In a talk titled "What VR Could, Should, and Almost Certainly Will Be within Two Years," Valve's respected tech genius Mike Abrash will discuss the mystery hardware.
The talk's official blurb is as follows:
"We've figured out what affordable Virtual Reality (VR) hardware will be capable of within a couple of years, and assembled a prototype which demonstrates that such VR hardware is capable of stunning experiences.
"This type of hardware is almost certainly going to appear in short order, and the time to starting developing for it is now. This talk will discuss what the hardware is like, and the kinds of experiences it makes possible. A few attendees will be randomly selected to try out the prototype following the talk."
Abrash's presentation is complemented by a talk by Valve's VR enthusiast Joe Ludwig, called "Virtual Reality and Steam".
In it, Ludwig will discuss how Steam will work with Valve's VR hardware.
"Come and hear what Valve is working on in Steam to support and promote Virtual Reality (VR) games," reads the presentation description. "This includes a discussion of the Steam Overlay in VR, Steam store changes for VR, and our VR plan for Steamworks."
News that Valve has a VR hardware prototype of its own comes as some surprise, given it ditched what sounds like a similar project created by ex-Valve engineers Jeri Ellsworth and Rick Johnson (who have since struck out on their own).
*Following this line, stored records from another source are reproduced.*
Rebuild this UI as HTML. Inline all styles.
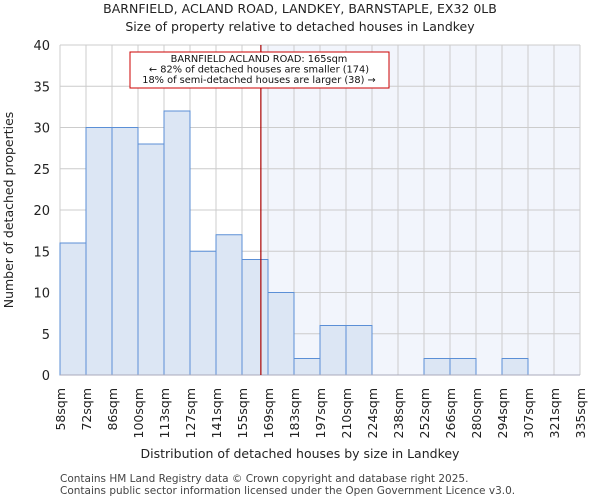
<!DOCTYPE html>
<html><head><meta charset="utf-8"><style>body{margin:0;background:#fff}svg{display:block;font-family:"DejaVu Sans","Liberation Sans",sans-serif}</style></head>
<body>
<svg id="chart" width="600" height="500" xmlns="http://www.w3.org/2000/svg">
<text x="300" y="13" text-anchor="middle" font-size="12.5" fill="#222">BARNFIELD, ACLAND ROAD, LANDKEY, BARNSTAPLE, EX32 0LB</text>
<text x="300" y="31" text-anchor="middle" font-size="12.5" fill="#222">Size of property relative to detached houses in Landkey</text>
<g id="plot"></g>
<text x="300" y="458" text-anchor="middle" font-size="12.5" fill="#222">Distribution of detached houses by size in Landkey</text>
<text transform="translate(13,210) rotate(-90)" text-anchor="middle" font-size="12.5" fill="#222">Number of detached properties</text>
<text x="60" y="482" font-size="10.5" fill="#444">Contains HM Land Registry data © Crown copyright and database right 2025.</text>
<text x="60" y="494" font-size="10.5" fill="#444">Contains public sector information licensed under the Open Government Licence v3.0.</text>
</svg>
<script>
const binLabels=["58sqm","72sqm","86sqm","100sqm","113sqm","127sqm","141sqm","155sqm","169sqm","183sqm","197sqm","210sqm","224sqm","238sqm","252sqm","266sqm","280sqm","294sqm","307sqm","321sqm","335sqm"];
const counts=[16,30,30,28,32,15,17,14,10,2,6,6,0,0,2,2,0,2,0,0];
const yTicks=[0,5,10,15,20,25,30,35,40];
const markerValue=165;
const NS="http://www.w3.org/2000/svg";
const L=60,R=580,T=45,B=375,yMax=40;
const bw=(R-L)/counts.length;
const xIdx=i=>L+i*bw;
const y=v=>B-(v/yMax)*(B-T);
const startSqm=58,binSqm=(335-58)/20;
const xVal=v=>L+(v-startSqm)/binSqm*bw;
const g=document.getElementById('plot');
function mk(t,a){const e=document.createElementNS(NS,t);for(const k in a)e.setAttribute(k,a[k]);g.appendChild(e);return e;}
const mx=xVal(markerValue);
let e=mk('rect',{x:mx,y:T,width:R-mx,height:B-T,fill:'#f2f5fc'});


yTicks.forEach(t=>{const l=mk('line',{x1:L,x2:R,y1:y(t),y2:y(t),stroke:'#ccc','stroke-width':1});


const tx=mk('text',{x:L-10,y:y(t)+5,'text-anchor':'end','font-size':13,fill:'#222'});tx.textContent=t;

});
binLabels.forEach((s,i)=>{const l=mk('line',{x1:xIdx(i),x2:xIdx(i),y1:T,y2:B,stroke:'#ccc','stroke-width':1});


const tx=mk('text',{transform:`translate(${xIdx(i)+5},388) rotate(-90)`,'text-anchor':'end','font-size':12.5,fill:'#222'});tx.textContent=s;

});
counts.forEach((c,i)=>{if(!c)return;const r=mk('rect',{x:xIdx(i),y:y(c),width:bw,height:B-y(c),fill:'#dce6f4',stroke:'#5b8fd6','stroke-width':1});

});
e=mk('line',{x1:L,x2:R,y1:B,y2:B,stroke:'#aab','stroke-width':1});


e=mk('line',{x1:mx,x2:mx,y1:T,y2:B,stroke:'#a00','stroke-width':1.2});


e=mk('rect',{x:130,y:52,width:259,height:36,fill:'#fff',stroke:'#c00','stroke-width':1});


["BARNFIELD ACLAND ROAD: 165sqm","← 82% of detached houses are smaller (174)","18% of semi-detached houses are larger (38) →"].forEach((s,i)=>{const tx=mk('text',{x:259,y:62+i*10.5,'text-anchor':'middle','font-size':9.8,fill:'#111'});tx.textContent=s;

});
</script>
</body></html>
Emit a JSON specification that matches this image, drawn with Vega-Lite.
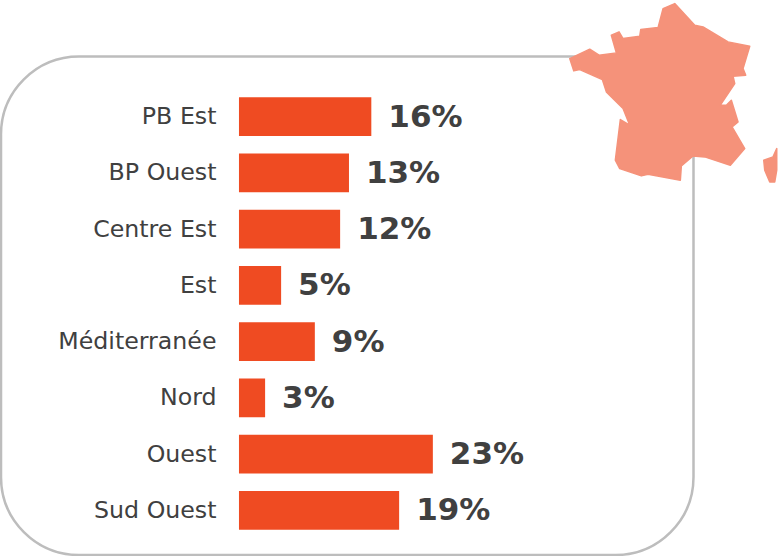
{
"$schema":"https://vega.github.io/schema/vega-lite/v6.json",
"autosize":"none",
"padding":{"left":1,"top":56.5,"right":87,"bottom":0.5},
"width":692.5,
"height":498.5,
"background":"white",
"view":{"stroke":"#bdbdbd","strokeWidth":2.5,"cornerRadius":78,"fill":null},
"config":{"font":"DejaVu Sans"},
"datasets":{
"regions":[
{"region":"PB Est","share":15.7,"label":"16%"},
{"region":"BP Ouest","share":13.05,"label":"13%"},
{"region":"Centre Est","share":12,"label":"12%"},
{"region":"Est","share":5,"label":"5%"},
{"region":"Méditerranée","share":9,"label":"9%"},
{"region":"Nord","share":3.1,"label":"3%"},
{"region":"Ouest","share":23,"label":"23%"},
{"region":"Sud Ouest","share":19,"label":"19%"}
],
"map":[{"name":"France","mx":50.9,"my":91.9}]
},
"layer":[
{"data":{"name":"regions"},"mark":{"type":"bar","color":"#EF4B22"},
"encoding":{
"x":{"field":"share","type":"quantitative","scale":{"domain":[-28.23,53.92],"nice":false,"zero":false},"axis":null},
"y":{"field":"region","type":"nominal","sort":null,"scale":{"type":"band","range":[32,482],"paddingInner":0.3125,"paddingOuter":0.156},
"axis":{"title":null,"orient":"left","offset":-238,"domain":false,"ticks":false,"grid":false,"labelPadding":23,"labelFontSize":23.7,"labelColor":"#404040","labelFont":"DejaVu Sans","labelOffset":0.5}}
}},
{"data":{"name":"regions"},"mark":{"type":"text","align":"left","baseline":"middle","dx":17,"dy":1,"fontSize":31,"fontWeight":"bold","color":"#404040"},
"encoding":{
"x":{"field":"share","type":"quantitative"},
"y":{"field":"region","type":"nominal","sort":null,"scale":{"type":"band","range":[32,482],"paddingInner":0.3125,"paddingOuter":0.156},"axis":null},
"text":{"field":"label"}
}},
{"data":{"name":"map"},"mark":{"type":"point","filled":true,"opacity":1,"color":"#F5927A","stroke":"#F5927A","strokeWidth":1.5,"strokeJoin":"round","size":40000,"shape":"M.067 -.933L.267 -.717L.35 -.7L.6 -.55L.817 -.507L.75 -.283L.777 -.217L.65 -.207L.667 -.133L.523 .083L.583 .083L.633 .033L.7 .25L.64 .3L.767 .517L.623 .683L.367 .6L.25 .59L.133 .69L.123 .833L-.2 .773L-.267 .79L-.483 .717L-.527 .633L-.477 .227L-.383 .283L-.45 .117L-.617 -.05L-.657 -.173L-.883 -.273L-.943 -.26L-.983 -.383L-.783 -.477L-.69 -.417L-.517 -.44L-.567 -.617L-.49 -.65L-.45 -.583L-.283 -.607L-.273 -.673L-.1 -.693L-.05 -.883ZM1.087 .517L1.05 .6L.957 .633L.967 .733L1.017 .85L1.067 .85L1.087 .733Z"},
"encoding":{
"x":{"field":"mx","type":"quantitative"},
"y":{"field":"my","type":"quantitative","scale":{"domain":[0,100],"nice":false,"zero":false},"axis":null}
}}
],
"resolve":{"scale":{"y":"independent"}}
}
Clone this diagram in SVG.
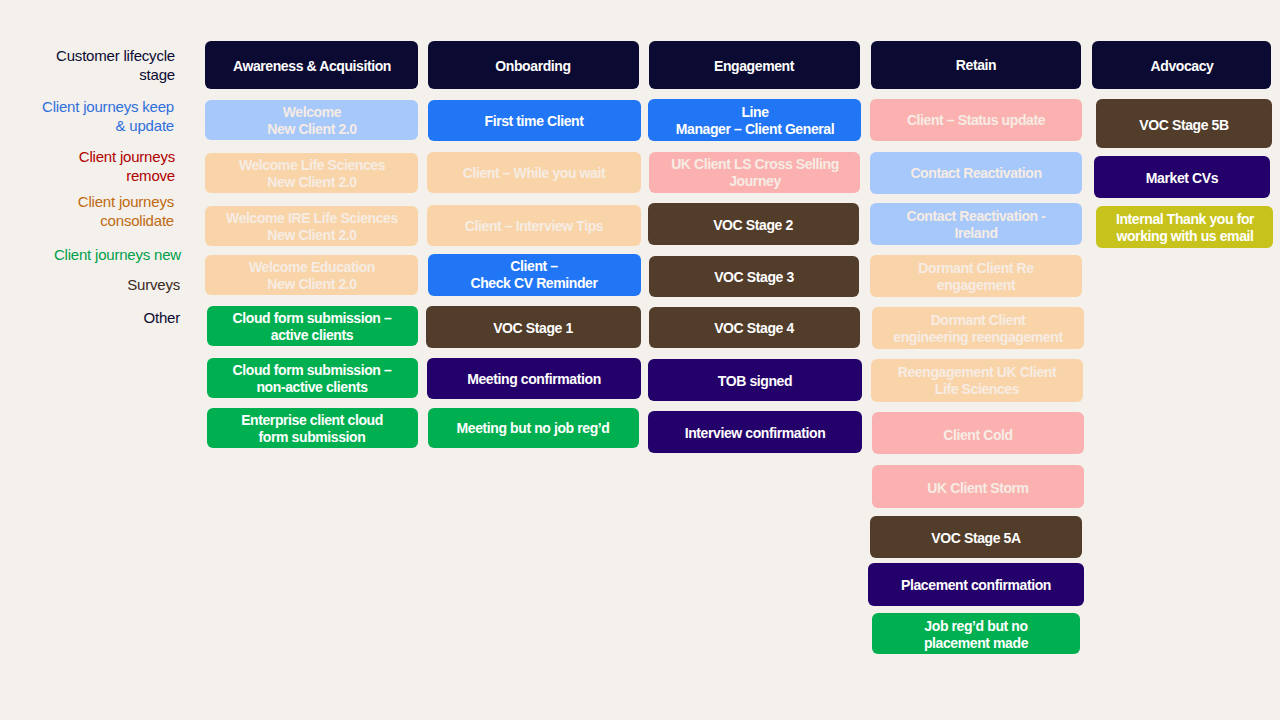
<svg xmlns="http://www.w3.org/2000/svg" width="1280" height="720" viewBox="0 0 1280 720">
<style>
.l{font-family:"Liberation Sans",Arial,sans-serif;font-size:15px;text-anchor:end;letter-spacing:-0.2px}
.t{font-family:"Liberation Sans",Arial,sans-serif;font-size:14px;font-weight:bold;text-anchor:middle;fill:#fff;letter-spacing:-0.4px}
.f{fill:#f6ece4}
.nv{fill:#0b0a33}.lb{fill:#a6c8fb}.pc{fill:#f9d4a8}.bl{fill:#2176f5}.pk{fill:#fbb1b0}.br{fill:#523c2a}.pu{fill:#24006a}.gr{fill:#00b050}.ye{fill:#c8c31c}
</style>
<rect width="1280" height="720" fill="#f4f0ec"/>
<g id="legend">
<text class="l" x="175" y="61" fill="#0b0a33">Customer lifecycle</text><text class="l" x="175" y="80" fill="#0b0a33">stage</text>
<text class="l" x="174" y="112" fill="#2f6fdc">Client journeys keep</text><text class="l" x="174" y="131" fill="#2f6fdc">&amp; update</text>
<text class="l" x="175" y="162" fill="#b00000">Client journeys</text><text class="l" x="175" y="181" fill="#b00000">remove</text>
<text class="l" x="174" y="207" fill="#c06a10">Client journeys</text><text class="l" x="174" y="226" fill="#c06a10">consolidate</text>
<text class="l" x="181" y="260" fill="#00a04a">Client journeys new</text>
<text class="l" x="180" y="290" fill="#3a2a1a">Surveys</text>
<text class="l" x="180" y="323" fill="#0b0a33">Other</text>
</g>
<g id="c1">
<g id="n1"><rect class="nv" x="205" y="41" width="213" height="48" rx="6"/><text class="t" x="312" y="71">Awareness &amp; Acquisition</text></g>
<g id="n2"><rect class="lb" x="205" y="100" width="213" height="40" rx="6"/><text class="t f" x="312" y="117">Welcome</text><text class="t f" x="312" y="134">New Client 2.0</text></g>
<g id="n3"><rect class="pc" x="205" y="153" width="213" height="40" rx="6"/><text class="t f" x="312" y="170">Welcome Life Sciences</text><text class="t f" x="312" y="187">New Client 2.0</text></g>
<g id="n4"><rect class="pc" x="205" y="206" width="213" height="40" rx="6"/><text class="t f" x="312" y="223">Welcome IRE Life Sciences</text><text class="t f" x="312" y="240">New Client 2.0</text></g>
<g id="n5"><rect class="pc" x="205" y="255" width="213" height="40" rx="6"/><text class="t f" x="312" y="272">Welcome Education</text><text class="t f" x="312" y="289">New Client 2.0</text></g>
<g id="n6"><rect class="gr" x="207" y="306" width="211" height="40" rx="6"/><text class="t" x="312" y="323">Cloud form submission –</text><text class="t" x="312" y="340">active clients</text></g>
<g id="n7"><rect class="gr" x="207" y="358" width="211" height="40" rx="6"/><text class="t" x="312" y="375">Cloud form submission –</text><text class="t" x="312" y="392">non-active clients</text></g>
<g id="n8"><rect class="gr" x="207" y="408" width="211" height="40" rx="6"/><text class="t" x="312" y="425">Enterprise client cloud</text><text class="t" x="312" y="442">form submission</text></g>
</g>
<g id="c2">
<g id="n9"><rect class="nv" x="428" y="41" width="211" height="48" rx="6"/><text class="t" x="533" y="71">Onboarding</text></g>
<g id="n10"><rect class="bl" x="428" y="100" width="213" height="41" rx="6"/><text class="t" x="534" y="126">First time Client</text></g>
<g id="n11"><rect class="pc" x="427" y="152" width="214" height="41" rx="6"/><text class="t f" x="534" y="178">Client – While you wait</text></g>
<g id="n12"><rect class="pc" x="427" y="205" width="214" height="41" rx="6"/><text class="t f" x="534" y="231">Client – Interview Tips</text></g>
<g id="n13"><rect class="bl" x="428" y="254" width="213" height="42" rx="6"/><text class="t" x="534" y="271">Client –</text><text class="t" x="534" y="288">Check CV Reminder</text></g>
<g id="n14"><rect class="br" x="426" y="306" width="215" height="42" rx="6"/><text class="t" x="533" y="333">VOC Stage 1</text></g>
<g id="n15"><rect class="pu" x="427" y="358" width="214" height="41" rx="6"/><text class="t" x="534" y="384">Meeting confirmation</text></g>
<g id="n16"><rect class="gr" x="428" y="408" width="211" height="40" rx="6"/><text class="t" x="533" y="433">Meeting but no job reg’d</text></g>
</g>
<g id="c3">
<g id="n17"><rect class="nv" x="649" y="41" width="211" height="48" rx="6"/><text class="t" x="754" y="71">Engagement</text></g>
<g id="n18"><rect class="bl" x="648" y="99" width="213" height="42" rx="6"/><text class="t" x="755" y="117">Line</text><text class="t" x="755" y="134">Manager – Client General</text></g>
<g id="n19"><rect class="pk" x="649" y="152" width="211" height="41" rx="6"/><text class="t f" x="755" y="169">UK Client LS Cross Selling</text><text class="t f" x="755" y="186">Journey</text></g>
<g id="n20"><rect class="br" x="648" y="203" width="211" height="42" rx="6"/><text class="t" x="753" y="230">VOC Stage 2</text></g>
<g id="n21"><rect class="br" x="649" y="256" width="210" height="41" rx="6"/><text class="t" x="754" y="282">VOC Stage 3</text></g>
<g id="n22"><rect class="br" x="649" y="307" width="211" height="41" rx="6"/><text class="t" x="754" y="333">VOC Stage 4</text></g>
<g id="n23"><rect class="pu" x="648" y="359" width="214" height="42" rx="6"/><text class="t" x="755" y="386">TOB signed</text></g>
<g id="n24"><rect class="pu" x="648" y="411" width="214" height="42" rx="6"/><text class="t" x="755" y="438">Interview confirmation</text></g>
</g>
<g id="c4">
<g id="n25"><rect class="nv" x="871" y="41" width="210" height="48" rx="6"/><text class="t" x="976" y="70">Retain</text></g>
<g id="n26"><rect class="pk" x="870" y="99" width="212" height="42" rx="6"/><text class="t f" x="976" y="125">Client – Status update</text></g>
<g id="n27"><rect class="lb" x="870" y="152" width="212" height="42" rx="6"/><text class="t f" x="976" y="178">Contact Reactivation</text></g>
<g id="n28"><rect class="lb" x="870" y="203" width="212" height="42" rx="6"/><text class="t f" x="976" y="221">Contact Reactivation -</text><text class="t f" x="976" y="238">Ireland</text></g>
<g id="n29"><rect class="pc" x="870" y="255" width="212" height="42" rx="6"/><text class="t f" x="976" y="273">Dormant Client Re</text><text class="t f" x="976" y="290">engagement</text></g>
<g id="n30"><rect class="pc" x="872" y="307" width="212" height="42" rx="6"/><text class="t f" x="978" y="325">Dormant Client</text><text class="t f" x="978" y="342">engineering reengagement</text></g>
<g id="n31"><rect class="pc" x="871" y="359" width="212" height="43" rx="6"/><text class="t f" x="977" y="377">Reengagement UK Client</text><text class="t f" x="977" y="394">Life Sciences</text></g>
<g id="n32"><rect class="pk" x="872" y="412" width="212" height="42" rx="6"/><text class="t f" x="978" y="440">Client Cold</text></g>
<g id="n33"><rect class="pk" x="872" y="465" width="212" height="43" rx="6"/><text class="t f" x="978" y="493">UK Client Storm</text></g>
<g id="n34"><rect class="br" x="870" y="516" width="212" height="42" rx="6"/><text class="t" x="976" y="543">VOC Stage 5A</text></g>
<g id="n35"><rect class="pu" x="868" y="563" width="216" height="43" rx="6"/><text class="t" x="976" y="590">Placement confirmation</text></g>
<g id="n36"><rect class="gr" x="872" y="613" width="208" height="41" rx="6"/><text class="t" x="976" y="631">Job reg’d but no</text><text class="t" x="976" y="648">placement made</text></g>
</g>
<g id="c5">
<g id="n37"><rect class="nv" x="1092" y="41" width="179" height="48" rx="6"/><text class="t" x="1182" y="71">Advocacy</text></g>
<g id="n38"><rect class="br" x="1096" y="99" width="176" height="49" rx="6"/><text class="t" x="1184" y="130">VOC Stage 5B</text></g>
<g id="n39"><rect class="pu" x="1094" y="156" width="176" height="42" rx="6"/><text class="t" x="1182" y="183">Market CVs</text></g>
<g id="n40"><rect class="ye" x="1096" y="206" width="177" height="42" rx="6"/><text class="t" x="1185" y="224">Internal Thank you for</text><text class="t" x="1185" y="241">working with us email</text></g>
</g>
<g id="connectors"/>
</svg>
However, we do know Valve has worked on gaming goggles.
It also comes as Sony prepares to unveil a virtual reality headset of its own, exclusively revealed by Eurogamer earlier this year, for use with PlayStation 4.
And then, of course, we have the Oculus Rift, the crowd-funded VR headset currently readying a consumer-focused version for release into the wild.
These are busy times for Valve. It's currently managing a number of successful online games, including Dota 2, Team Fortress 2 and Counter-Strike, as well as developing Steam Machines and the Steam Controller.
With all this on its plate, is it also working on Half-Life 3?